YOUR INSTRUCTIONS:
Write out the listing, please, but only from its first line through the line containing "25, 27.5, 30]", exactly as given and without pictures.

MATERIAL:
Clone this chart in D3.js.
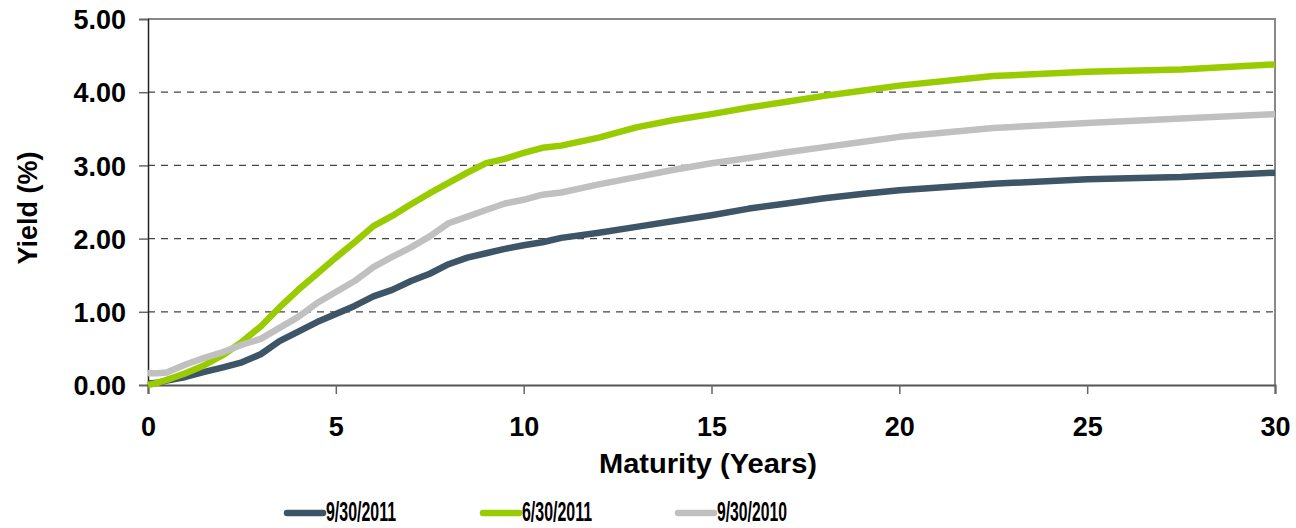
<!DOCTYPE html>
<html>
<head>
<meta charset="utf-8">
<script src="https://cdn.jsdelivr.net/npm/d3@7"></script>
<style>
  body { margin: 0; background: #fff; }
  svg text { font-family: "Liberation Sans", Arial, sans-serif; font-weight: bold; fill: #000; }
</style>
</head>
<body>
<svg id="chart" width="1296" height="528"></svg>
<script>
// maturities (years) shared by all curves
let maturities = [0, 0.25, 0.5, 1, 1.5, 2, 2.5, 3, 3.5, 4, 4.5, 5, 5.5, 6, 6.5, 7, 7.5, 8, 8.5, 9, 9.5, 10, 10.5, 11, 12, 13, 14, 15, 16, 17, 18, 19, 20, 22.5, 25, 27.5, 30]

let y2011sep = [0.02, 0.03, 0.06, 0.11, 0.18, 0.24, 0.31, 0.42, 0.60, 0.73, 0.86, 0.97, 1.08, 1.21, 1.30, 1.42, 1.52, 1.65, 1.74, 1.80, 1.86, 1.91, 1.95, 2.01, 2.08, 2.16, 2.24, 2.32, 2.41, 2.48, 2.55, 2.61, 2.66, 2.75, 2.81, 2.84, 2.90]
let y2011jun = [0.00, 0.03, 0.07, 0.16, 0.27, 0.41, 0.59, 0.80, 1.06, 1.30, 1.52, 1.74, 1.95, 2.17, 2.31, 2.47, 2.62, 2.76, 2.90, 3.03, 3.09, 3.17, 3.24, 3.27, 3.38, 3.52, 3.62, 3.70, 3.79, 3.87, 3.95, 4.02, 4.09, 4.22, 4.28, 4.31, 4.38]
let y2010sep = [0.16, 0.16, 0.17, 0.28, 0.37, 0.45, 0.55, 0.63, 0.78, 0.93, 1.12, 1.27, 1.42, 1.61, 1.75, 1.88, 2.03, 2.21, 2.30, 2.39, 2.48, 2.53, 2.60, 2.63, 2.74, 2.84, 2.94, 3.03, 3.10, 3.18, 3.25, 3.32, 3.39, 3.51, 3.58, 3.64, 3.70]

let seriesNames = ['9/30/2011', '6/30/2011', '9/30/2010']
let seriesValues = [y2011sep, y2011jun, y2010sep]
let seriesColors = ['#3d5566', '#99cc00', '#c0c0c0']

let xTicks = [0, 5, 10, 15, 20, 25, 30]
let yTicks = [0, 1, 2, 3, 4, 5]

let svg = d3.select('#chart')

let margin = {left: 148, right: 21, top: 19, bottom: 143}
let W = 1296, H = 528
let bodyW = W - margin.left - margin.right
let bodyH = H - margin.top - margin.bottom

let xScale = d3.scaleLinear().domain([0, 30]).range([margin.left, margin.left + bodyW])
let yScale = d3.scaleLinear().domain([0, 5]).range([margin.top + bodyH, margin.top])

// gridlines
svg.append('g').selectAll('line').data(yTicks.filter(d => d > 0 && d < 5))
  .enter().append('line')
  .attr('x1', xScale(0)).attr('x2', xScale(30))
  .attr('y1', d => yScale(d)).attr('y2', d => yScale(d))
  .attr('stroke', '#444').attr('stroke-width', 1.2)
  .attr('stroke-dasharray', '7,6')

// frame top/right
svg.append('path')
  .attr('d', `M${xScale(0)},${yScale(5)}H${xScale(30)}V${yScale(0)}`)
  .attr('fill', 'none').attr('stroke', '#888').attr('stroke-width', 2)

// axes
let axisY = d3.axisLeft(yScale).tickValues(yTicks).tickSize(9).tickFormat(d3.format('.2f'))
let gy = svg.append('g').attr('transform', `translate(${xScale(0)},0)`).call(axisY)
gy.select('.domain').attr('stroke', '#222').attr('stroke-width', 1.5)
gy.selectAll('.tick line').attr('stroke', '#666').attr('stroke-width', 1.5)
gy.selectAll('.tick text').attr('font-size', 27).attr('x', -22).attr('dy', '0.36em')
  .style('font-family', '"Liberation Sans", Arial, sans-serif').style('font-weight', 'bold').attr('fill', '#000')

let axisX = d3.axisBottom(xScale).tickValues(xTicks).tickSize(9).tickFormat(d3.format('d'))
let gx = svg.append('g').attr('transform', `translate(0,${yScale(0)})`).call(axisX)
gx.select('.domain').attr('stroke', '#555').attr('stroke-width', 2)
gx.selectAll('.tick line').attr('stroke', '#666').attr('stroke-width', 1.5)
gx.selectAll('.tick text').attr('font-size', 27).attr('y', 32).attr('dy', '0.71em')
  .style('font-family', '"Liberation Sans", Arial, sans-serif').style('font-weight', 'bold').attr('fill', '#000')

// curves
let lineGen = d3.line()
  .x((d, i) => xScale(maturities[i]))
  .y(d => yScale(d))

svg.append('g').selectAll('path').data(seriesValues)
  .enter().append('path')
  .attr('d', lineGen)
  .attr('fill', 'none')
  .attr('stroke', (d, i) => seriesColors[i])
  .attr('stroke-width', 6.5)
  .attr('stroke-linejoin', 'round')

// axis titles
svg.append('text')
  .attr('x', 708).attr('y', 473)
  .attr('text-anchor', 'middle').attr('font-size', 28)
  .attr('textLength', 218).attr('lengthAdjust', 'spacingAndGlyphs')
  .text('Maturity (Years)')

svg.append('text')
  .attr('transform', 'translate(37,208) rotate(-90)')
  .attr('text-anchor', 'middle').attr('font-size', 27)
  .text('Yield (%)')

// legend
let legX = [287, 483, 678]
let leg = svg.append('g').selectAll('g').data(seriesNames)
  .enter().append('g')
  .attr('transform', (d, i) => `translate(${legX[i]},513)`)

leg.append('line')
  .attr('x1', 0).attr('x2', 36).attr('y1', 0).attr('y2', 0)
  .attr('stroke', (d, i) => seriesColors[i])
  .attr('stroke-width', 6.5).attr('stroke-linecap', 'round')

leg.append('text')
  .attr('x', 39).attr('y', 8)
  .attr('font-size', 28)
  .attr('textLength', 70).attr('lengthAdjust', 'spacingAndGlyphs')
  .text(d => d)
</script>
</body>
</html>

RESPONSE TO THIS TASK:
Clone this chart in D3.js.
<!DOCTYPE html>
<html>
<head>
<meta charset="utf-8">
<script src="https://cdn.jsdelivr.net/npm/d3@7"></script>
<style>
  body { margin: 0; background: #fff; }
  svg text { font-family: "Liberation Sans", Arial, sans-serif; font-weight: bold; fill: #000; }
</style>
</head>
<body>
<svg id="chart" width="1296" height="528"></svg>
<script>
// maturities (years) shared by all curves
let maturities = [0, 0.25, 0.5, 1, 1.5, 2, 2.5, 3, 3.5, 4, 4.5, 5, 5.5, 6, 6.5, 7, 7.5, 8, 8.5, 9, 9.5, 10, 10.5, 11, 12, 13, 14, 15, 16, 17, 18, 19, 20, 22.5, 25, 27.5, 30]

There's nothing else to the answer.